— Data provided —
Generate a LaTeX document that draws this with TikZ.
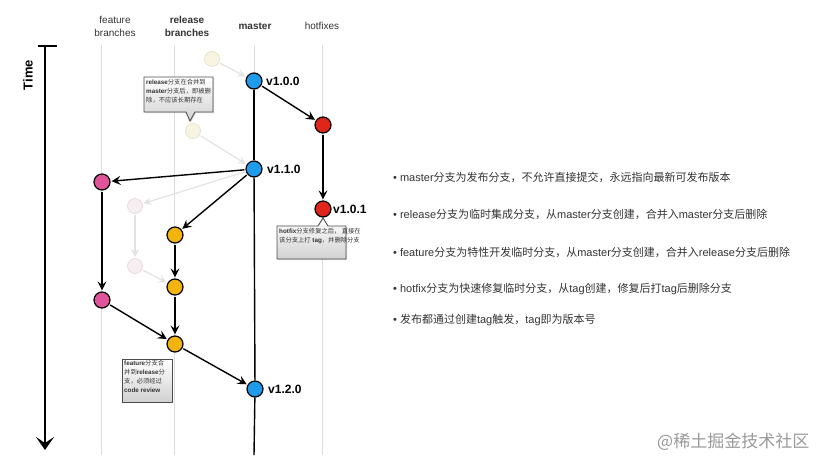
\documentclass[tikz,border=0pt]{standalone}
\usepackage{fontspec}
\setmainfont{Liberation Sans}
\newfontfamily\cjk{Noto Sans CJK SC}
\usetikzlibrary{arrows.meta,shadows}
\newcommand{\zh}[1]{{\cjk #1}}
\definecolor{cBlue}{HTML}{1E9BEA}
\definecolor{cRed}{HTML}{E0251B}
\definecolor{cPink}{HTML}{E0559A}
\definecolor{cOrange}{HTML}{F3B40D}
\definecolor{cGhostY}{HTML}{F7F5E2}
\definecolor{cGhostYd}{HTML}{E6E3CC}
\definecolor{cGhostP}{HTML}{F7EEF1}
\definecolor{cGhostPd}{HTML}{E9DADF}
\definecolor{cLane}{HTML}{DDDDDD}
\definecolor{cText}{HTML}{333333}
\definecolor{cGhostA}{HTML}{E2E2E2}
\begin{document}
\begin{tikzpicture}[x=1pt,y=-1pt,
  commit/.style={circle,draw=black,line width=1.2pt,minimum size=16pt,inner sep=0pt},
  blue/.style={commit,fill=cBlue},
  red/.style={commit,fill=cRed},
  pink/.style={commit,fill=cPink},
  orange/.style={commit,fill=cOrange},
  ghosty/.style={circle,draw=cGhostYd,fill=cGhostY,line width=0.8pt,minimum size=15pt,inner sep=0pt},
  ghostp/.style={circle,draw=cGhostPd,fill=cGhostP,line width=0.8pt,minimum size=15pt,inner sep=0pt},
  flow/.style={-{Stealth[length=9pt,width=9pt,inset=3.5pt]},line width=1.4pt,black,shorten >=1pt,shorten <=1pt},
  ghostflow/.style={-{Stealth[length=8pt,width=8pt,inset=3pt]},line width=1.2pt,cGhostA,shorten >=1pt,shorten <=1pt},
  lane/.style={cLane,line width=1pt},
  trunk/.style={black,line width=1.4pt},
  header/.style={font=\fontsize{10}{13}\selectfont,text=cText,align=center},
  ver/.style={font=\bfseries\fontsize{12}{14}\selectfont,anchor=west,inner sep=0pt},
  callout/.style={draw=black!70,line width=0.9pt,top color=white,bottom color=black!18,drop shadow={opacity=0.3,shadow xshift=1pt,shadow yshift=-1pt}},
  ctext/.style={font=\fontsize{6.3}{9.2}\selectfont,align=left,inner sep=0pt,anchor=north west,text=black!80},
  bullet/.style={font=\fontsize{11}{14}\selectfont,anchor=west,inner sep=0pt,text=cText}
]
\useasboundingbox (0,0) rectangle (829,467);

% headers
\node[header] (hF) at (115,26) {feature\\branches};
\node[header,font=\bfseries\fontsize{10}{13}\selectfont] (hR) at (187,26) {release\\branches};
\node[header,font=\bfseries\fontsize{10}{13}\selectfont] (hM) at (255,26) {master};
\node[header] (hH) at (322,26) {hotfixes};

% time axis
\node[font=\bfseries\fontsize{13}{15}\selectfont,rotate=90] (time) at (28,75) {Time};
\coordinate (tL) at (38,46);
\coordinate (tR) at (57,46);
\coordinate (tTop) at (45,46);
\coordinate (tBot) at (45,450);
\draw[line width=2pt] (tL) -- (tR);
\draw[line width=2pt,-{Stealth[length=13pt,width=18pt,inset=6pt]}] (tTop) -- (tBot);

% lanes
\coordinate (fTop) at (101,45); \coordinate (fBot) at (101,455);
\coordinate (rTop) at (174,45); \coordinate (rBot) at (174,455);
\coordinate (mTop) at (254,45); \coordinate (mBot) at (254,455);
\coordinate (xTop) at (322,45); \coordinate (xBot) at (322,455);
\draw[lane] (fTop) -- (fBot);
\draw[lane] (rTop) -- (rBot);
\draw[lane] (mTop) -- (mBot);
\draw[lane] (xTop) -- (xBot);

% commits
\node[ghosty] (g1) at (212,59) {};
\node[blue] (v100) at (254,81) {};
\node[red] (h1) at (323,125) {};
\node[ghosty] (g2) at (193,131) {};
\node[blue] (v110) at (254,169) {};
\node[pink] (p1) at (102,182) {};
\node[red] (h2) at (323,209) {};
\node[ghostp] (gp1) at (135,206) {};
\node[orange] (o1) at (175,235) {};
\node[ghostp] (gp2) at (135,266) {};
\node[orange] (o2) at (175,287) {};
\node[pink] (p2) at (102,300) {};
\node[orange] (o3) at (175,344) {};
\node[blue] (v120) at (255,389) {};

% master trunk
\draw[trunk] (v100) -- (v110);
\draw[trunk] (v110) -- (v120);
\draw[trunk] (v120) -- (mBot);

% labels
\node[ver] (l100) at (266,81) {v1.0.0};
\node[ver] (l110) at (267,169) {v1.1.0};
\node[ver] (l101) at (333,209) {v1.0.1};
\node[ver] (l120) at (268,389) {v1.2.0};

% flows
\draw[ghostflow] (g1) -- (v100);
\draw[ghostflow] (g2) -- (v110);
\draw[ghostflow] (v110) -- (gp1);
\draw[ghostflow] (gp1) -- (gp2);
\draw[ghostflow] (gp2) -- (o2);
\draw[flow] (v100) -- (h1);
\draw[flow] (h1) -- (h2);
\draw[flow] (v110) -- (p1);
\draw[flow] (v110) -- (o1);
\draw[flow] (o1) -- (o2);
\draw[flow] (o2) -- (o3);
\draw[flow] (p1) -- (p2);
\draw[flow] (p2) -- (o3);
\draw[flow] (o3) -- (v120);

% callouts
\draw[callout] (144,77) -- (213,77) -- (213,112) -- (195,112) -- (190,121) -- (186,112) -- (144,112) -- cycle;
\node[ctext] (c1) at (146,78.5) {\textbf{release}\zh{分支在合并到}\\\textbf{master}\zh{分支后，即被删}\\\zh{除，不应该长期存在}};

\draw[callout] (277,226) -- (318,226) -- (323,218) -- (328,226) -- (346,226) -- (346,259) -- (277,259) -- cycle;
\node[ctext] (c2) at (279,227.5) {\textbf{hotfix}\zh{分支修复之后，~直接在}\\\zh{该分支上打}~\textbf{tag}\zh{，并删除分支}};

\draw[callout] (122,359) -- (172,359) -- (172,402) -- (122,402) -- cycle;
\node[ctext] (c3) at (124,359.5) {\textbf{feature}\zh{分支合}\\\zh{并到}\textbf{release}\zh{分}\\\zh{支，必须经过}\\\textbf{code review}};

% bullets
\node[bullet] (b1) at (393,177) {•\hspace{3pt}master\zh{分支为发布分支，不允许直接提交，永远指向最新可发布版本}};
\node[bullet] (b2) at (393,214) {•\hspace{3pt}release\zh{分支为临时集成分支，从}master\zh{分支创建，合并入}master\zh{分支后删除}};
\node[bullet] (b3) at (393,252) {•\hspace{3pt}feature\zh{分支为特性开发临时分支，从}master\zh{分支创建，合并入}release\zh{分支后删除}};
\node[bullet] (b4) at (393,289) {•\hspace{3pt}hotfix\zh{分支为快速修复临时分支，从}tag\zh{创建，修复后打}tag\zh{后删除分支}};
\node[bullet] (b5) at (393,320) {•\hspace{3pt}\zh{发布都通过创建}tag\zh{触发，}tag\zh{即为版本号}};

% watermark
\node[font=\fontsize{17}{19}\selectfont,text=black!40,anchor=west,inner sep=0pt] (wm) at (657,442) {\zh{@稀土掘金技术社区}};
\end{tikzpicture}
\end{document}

— Short problem —
Please transcribe the material above exactly as written. Leave the pictures out.

— Result of the task —
Generate a LaTeX document that draws this with TikZ.
\documentclass[tikz,border=0pt]{standalone}
\usepackage{fontspec}
\setmainfont{Liberation Sans}
\newfontfamily\cjk{Noto Sans CJK SC}
\usetikzlibrary{arrows.meta,shadows}
\newcommand{\zh}[1]{{\cjk #1}}
\definecolor{cBlue}{HTML}{1E9BEA}
\definecolor{cRed}{HTML}{E0251B}
\definecolor{cPink}{HTML}{E0559A}
\definecolor{cOrange}{HTML}{F3B40D}
\definecolor{cGhostY}{HTML}{F7F5E2}
\definecolor{cGhostYd}{HTML}{E6E3CC}
\definecolor{cGhostP}{HTML}{F7EEF1}
\definecolor{cGhostPd}{HTML}{E9DADF}
\definecolor{cLane}{HTML}{DDDDDD}
\definecolor{cText}{HTML}{333333}
\definecolor{cGhostA}{HTML}{E2E2E2}
\begin{document}
\begin{tikzpicture}[x=1pt,y=-1pt,
  commit/.style={circle,draw=black,line width=1.2pt,minimum size=16pt,inner sep=0pt},
  blue/.style={commit,fill=cBlue},
  red/.style={commit,fill=cRed},
  pink/.style={commit,fill=cPink},
  orange/.style={commit,fill=cOrange},
  ghosty/.style={circle,draw=cGhostYd,fill=cGhostY,line width=0.8pt,minimum size=15pt,inner sep=0pt},
  ghostp/.style={circle,draw=cGhostPd,fill=cGhostP,line width=0.8pt,minimum size=15pt,inner sep=0pt},
  flow/.style={-{Stealth[length=9pt,width=9pt,inset=3.5pt]},line width=1.4pt,black,shorten >=1pt,shorten <=1pt},
  ghostflow/.style={-{Stealth[length=8pt,width=8pt,inset=3pt]},line width=1.2pt,cGhostA,shorten >=1pt,shorten <=1pt},
  lane/.style={cLane,line width=1pt},
  trunk/.style={black,line width=1.4pt},
  header/.style={font=\fontsize{10}{13}\selectfont,text=cText,align=center},
  ver/.style={font=\bfseries\fontsize{12}{14}\selectfont,anchor=west,inner sep=0pt},
  callout/.style={draw=black!70,line width=0.9pt,top color=white,bottom color=black!18,drop shadow={opacity=0.3,shadow xshift=1pt,shadow yshift=-1pt}},
  ctext/.style={font=\fontsize{6.3}{9.2}\selectfont,align=left,inner sep=0pt,anchor=north west,text=black!80},
  bullet/.style={font=\fontsize{11}{14}\selectfont,anchor=west,inner sep=0pt,text=cText}
]
\useasboundingbox (0,0) rectangle (829,467);

% headers
\node[header] (hF) at (115,26) {feature\\branches};
\node[header,font=\bfseries\fontsize{10}{13}\selectfont] (hR) at (187,26) {release\\branches};
\node[header,font=\bfseries\fontsize{10}{13}\selectfont] (hM) at (255,26) {master};
\node[header] (hH) at (322,26) {hotfixes};

% time axis
\node[font=\bfseries\fontsize{13}{15}\selectfont,rotate=90] (time) at (28,75) {Time};
\coordinate (tL) at (38,46);
\coordinate (tR) at (57,46);
\coordinate (tTop) at (45,46);
\coordinate (tBot) at (45,450);
\draw[line width=2pt] (tL) -- (tR);
\draw[line width=2pt,-{Stealth[length=13pt,width=18pt,inset=6pt]}] (tTop) -- (tBot);

% lanes
\coordinate (fTop) at (101,45); \coordinate (fBot) at (101,455);
\coordinate (rTop) at (174,45); \coordinate (rBot) at (174,455);
\coordinate (mTop) at (254,45); \coordinate (mBot) at (254,455);
\coordinate (xTop) at (322,45); \coordinate (xBot) at (322,455);
\draw[lane] (fTop) -- (fBot);
\draw[lane] (rTop) -- (rBot);
\draw[lane] (mTop) -- (mBot);
\draw[lane] (xTop) -- (xBot);

% commits
\node[ghosty] (g1) at (212,59) {};
\node[blue] (v100) at (254,81) {};
\node[red] (h1) at (323,125) {};
\node[ghosty] (g2) at (193,131) {};
\node[blue] (v110) at (254,169) {};
\node[pink] (p1) at (102,182) {};
\node[red] (h2) at (323,209) {};
\node[ghostp] (gp1) at (135,206) {};
\node[orange] (o1) at (175,235) {};
\node[ghostp] (gp2) at (135,266) {};
\node[orange] (o2) at (175,287) {};
\node[pink] (p2) at (102,300) {};
\node[orange] (o3) at (175,344) {};
\node[blue] (v120) at (255,389) {};

% master trunk
\draw[trunk] (v100) -- (v110);
\draw[trunk] (v110) -- (v120);
\draw[trunk] (v120) -- (mBot);

% labels
\node[ver] (l100) at (266,81) {v1.0.0};
\node[ver] (l110) at (267,169) {v1.1.0};
\node[ver] (l101) at (333,209) {v1.0.1};
\node[ver] (l120) at (268,389) {v1.2.0};

% flows
\draw[ghostflow] (g1) -- (v100);
\draw[ghostflow] (g2) -- (v110);
\draw[ghostflow] (v110) -- (gp1);
\draw[ghostflow] (gp1) -- (gp2);
\draw[ghostflow] (gp2) -- (o2);
\draw[flow] (v100) -- (h1);
\draw[flow] (h1) -- (h2);
\draw[flow] (v110) -- (p1);
\draw[flow] (v110) -- (o1);
\draw[flow] (o1) -- (o2);
\draw[flow] (o2) -- (o3);
\draw[flow] (p1) -- (p2);
\draw[flow] (p2) -- (o3);
\draw[flow] (o3) -- (v120);

% callouts
\draw[callout] (144,77) -- (213,77) -- (213,112) -- (195,112) -- (190,121) -- (186,112) -- (144,112) -- cycle;
\node[ctext] (c1) at (146,78.5) {\textbf{release}\zh{分支在合并到}\\\textbf{master}\zh{分支后，即被删}\\\zh{除，不应该长期存在}};

\draw[callout] (277,226) -- (318,226) -- (323,218) -- (328,226) -- (346,226) -- (346,259) -- (277,259) -- cycle;
\node[ctext] (c2) at (279,227.5) {\textbf{hotfix}\zh{分支修复之后，~直接在}\\\zh{该分支上打}~\textbf{tag}\zh{，并删除分支}};

\draw[callout] (122,359) -- (172,359) -- (172,402) -- (122,402) -- cycle;
\node[ctext] (c3) at (124,359.5) {\textbf{feature}\zh{分支合}\\\zh{并到}\textbf{release}\zh{分}\\\zh{支，必须经过}\\\textbf{code review}};

% bullets
\node[bullet] (b1) at (393,177) {•\hspace{3pt}master\zh{分支为发布分支，不允许直接提交，永远指向最新可发布版本}};
\node[bullet] (b2) at (393,214) {•\hspace{3pt}release\zh{分支为临时集成分支，从}master\zh{分支创建，合并入}master\zh{分支后删除}};
\node[bullet] (b3) at (393,252) {•\hspace{3pt}feature\zh{分支为特性开发临时分支，从}master\zh{分支创建，合并入}release\zh{分支后删除}};
\node[bullet] (b4) at (393,289) {•\hspace{3pt}hotfix\zh{分支为快速修复临时分支，从}tag\zh{创建，修复后打}tag\zh{后删除分支}};
\node[bullet] (b5) at (393,320) {•\hspace{3pt}\zh{发布都通过创建}tag\zh{触发，}tag\zh{即为版本号}};

% watermark
\node[font=\fontsize{17}{19}\selectfont,text=black!40,anchor=west,inner sep=0pt] (wm) at (657,442) {\zh{@稀土掘金技术社区}};
\end{tikzpicture}
\end{document}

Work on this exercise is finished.